## begin PROVIDED MATERIAL

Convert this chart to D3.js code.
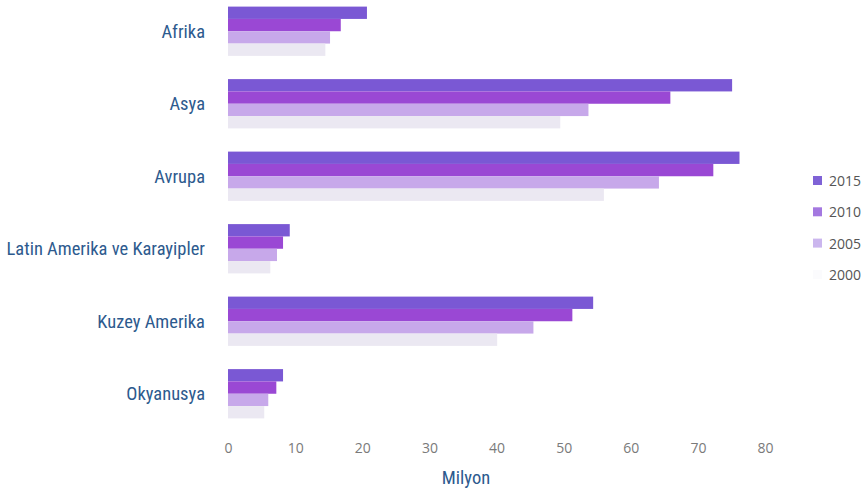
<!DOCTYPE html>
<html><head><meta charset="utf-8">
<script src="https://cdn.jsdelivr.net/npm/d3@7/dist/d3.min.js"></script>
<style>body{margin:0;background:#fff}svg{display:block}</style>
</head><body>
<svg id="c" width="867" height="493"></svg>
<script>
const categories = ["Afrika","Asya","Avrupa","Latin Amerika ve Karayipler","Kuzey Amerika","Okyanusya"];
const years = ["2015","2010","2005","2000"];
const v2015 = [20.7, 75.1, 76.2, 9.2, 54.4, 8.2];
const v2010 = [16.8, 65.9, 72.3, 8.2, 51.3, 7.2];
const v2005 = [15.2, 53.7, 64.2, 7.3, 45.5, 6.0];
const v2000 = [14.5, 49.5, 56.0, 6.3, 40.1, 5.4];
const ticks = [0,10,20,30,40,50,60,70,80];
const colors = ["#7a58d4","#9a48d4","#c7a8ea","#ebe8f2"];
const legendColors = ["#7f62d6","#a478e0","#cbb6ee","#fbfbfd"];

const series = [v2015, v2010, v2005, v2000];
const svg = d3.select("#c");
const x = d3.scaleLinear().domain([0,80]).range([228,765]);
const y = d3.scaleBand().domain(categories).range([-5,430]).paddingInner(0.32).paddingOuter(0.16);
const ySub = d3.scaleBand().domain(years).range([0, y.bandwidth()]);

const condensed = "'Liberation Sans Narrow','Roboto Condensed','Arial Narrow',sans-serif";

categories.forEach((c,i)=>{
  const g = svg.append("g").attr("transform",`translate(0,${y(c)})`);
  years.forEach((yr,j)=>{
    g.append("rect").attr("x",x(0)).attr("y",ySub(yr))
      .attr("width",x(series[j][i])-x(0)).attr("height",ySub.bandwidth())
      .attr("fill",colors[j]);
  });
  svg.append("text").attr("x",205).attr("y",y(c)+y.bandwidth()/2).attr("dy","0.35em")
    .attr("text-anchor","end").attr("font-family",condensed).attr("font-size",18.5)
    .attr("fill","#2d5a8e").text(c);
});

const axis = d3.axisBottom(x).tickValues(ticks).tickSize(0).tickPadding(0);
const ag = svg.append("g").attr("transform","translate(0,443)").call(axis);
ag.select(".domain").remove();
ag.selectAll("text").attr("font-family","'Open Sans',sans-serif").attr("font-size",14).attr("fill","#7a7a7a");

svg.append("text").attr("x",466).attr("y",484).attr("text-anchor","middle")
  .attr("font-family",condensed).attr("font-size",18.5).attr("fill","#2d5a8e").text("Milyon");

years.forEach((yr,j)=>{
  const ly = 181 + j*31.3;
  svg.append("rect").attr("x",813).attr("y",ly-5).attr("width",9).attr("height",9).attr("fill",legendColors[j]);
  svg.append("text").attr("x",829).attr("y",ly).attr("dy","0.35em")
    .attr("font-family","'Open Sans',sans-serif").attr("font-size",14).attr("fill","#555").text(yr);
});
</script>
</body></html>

## end PROVIDED MATERIAL

Omitting all images, print the listing exactly.

* **TASK ANSWER**
Convert this chart to D3.js code.
<!DOCTYPE html>
<html><head><meta charset="utf-8">
<script src="https://cdn.jsdelivr.net/npm/d3@7/dist/d3.min.js"></script>
<style>body{margin:0;background:#fff}svg{display:block}</style>
</head><body>
<svg id="c" width="867" height="493"></svg>
<script>
const categories = ["Afrika","Asya","Avrupa","Latin Amerika ve Karayipler","Kuzey Amerika","Okyanusya"];
const years = ["2015","2010","2005","2000"];
const v2015 = [20.7, 75.1, 76.2, 9.2, 54.4, 8.2];
const v2010 = [16.8, 65.9, 72.3, 8.2, 51.3, 7.2];
const v2005 = [15.2, 53.7, 64.2, 7.3, 45.5, 6.0];
const v2000 = [14.5, 49.5, 56.0, 6.3, 40.1, 5.4];
const ticks = [0,10,20,30,40,50,60,70,80];
const colors = ["#7a58d4","#9a48d4","#c7a8ea","#ebe8f2"];
const legendColors = ["#7f62d6","#a478e0","#cbb6ee","#fbfbfd"];

const series = [v2015, v2010, v2005, v2000];
const svg = d3.select("#c");
const x = d3.scaleLinear().domain([0,80]).range([228,765]);
const y = d3.scaleBand().domain(categories).range([-5,430]).paddingInner(0.32).paddingOuter(0.16);
const ySub = d3.scaleBand().domain(years).range([0, y.bandwidth()]);

const condensed = "'Liberation Sans Narrow','Roboto Condensed','Arial Narrow',sans-serif";

categories.forEach((c,i)=>{
  const g = svg.append("g").attr("transform",`translate(0,${y(c)})`);
  years.forEach((yr,j)=>{
    g.append("rect").attr("x",x(0)).attr("y",ySub(yr))
      .attr("width",x(series[j][i])-x(0)).attr("height",ySub.bandwidth())
      .attr("fill",colors[j]);
  });
  svg.append("text").attr("x",205).attr("y",y(c)+y.bandwidth()/2).attr("dy","0.35em")
    .attr("text-anchor","end").attr("font-family",condensed).attr("font-size",18.5)
    .attr("fill","#2d5a8e").text(c);
});

const axis = d3.axisBottom(x).tickValues(ticks).tickSize(0).tickPadding(0);
const ag = svg.append("g").attr("transform","translate(0,443)").call(axis);
ag.select(".domain").remove();
ag.selectAll("text").attr("font-family","'Open Sans',sans-serif").attr("font-size",14).attr("fill","#7a7a7a");

svg.append("text").attr("x",466).attr("y",484).attr("text-anchor","middle")
  .attr("font-family",condensed).attr("font-size",18.5).attr("fill","#2d5a8e").text("Milyon");

years.forEach((yr,j)=>{
  const ly = 181 + j*31.3;
  svg.append("rect").attr("x",813).attr("y",ly-5).attr("width",9).attr("height",9).attr("fill",legendColors[j]);
  svg.append("text").attr("x",829).attr("y",ly).attr("dy","0.35em")
    .attr("font-family","'Open Sans',sans-serif").attr("font-size",14).attr("fill","#555").text(yr);
});
</script>
</body></html>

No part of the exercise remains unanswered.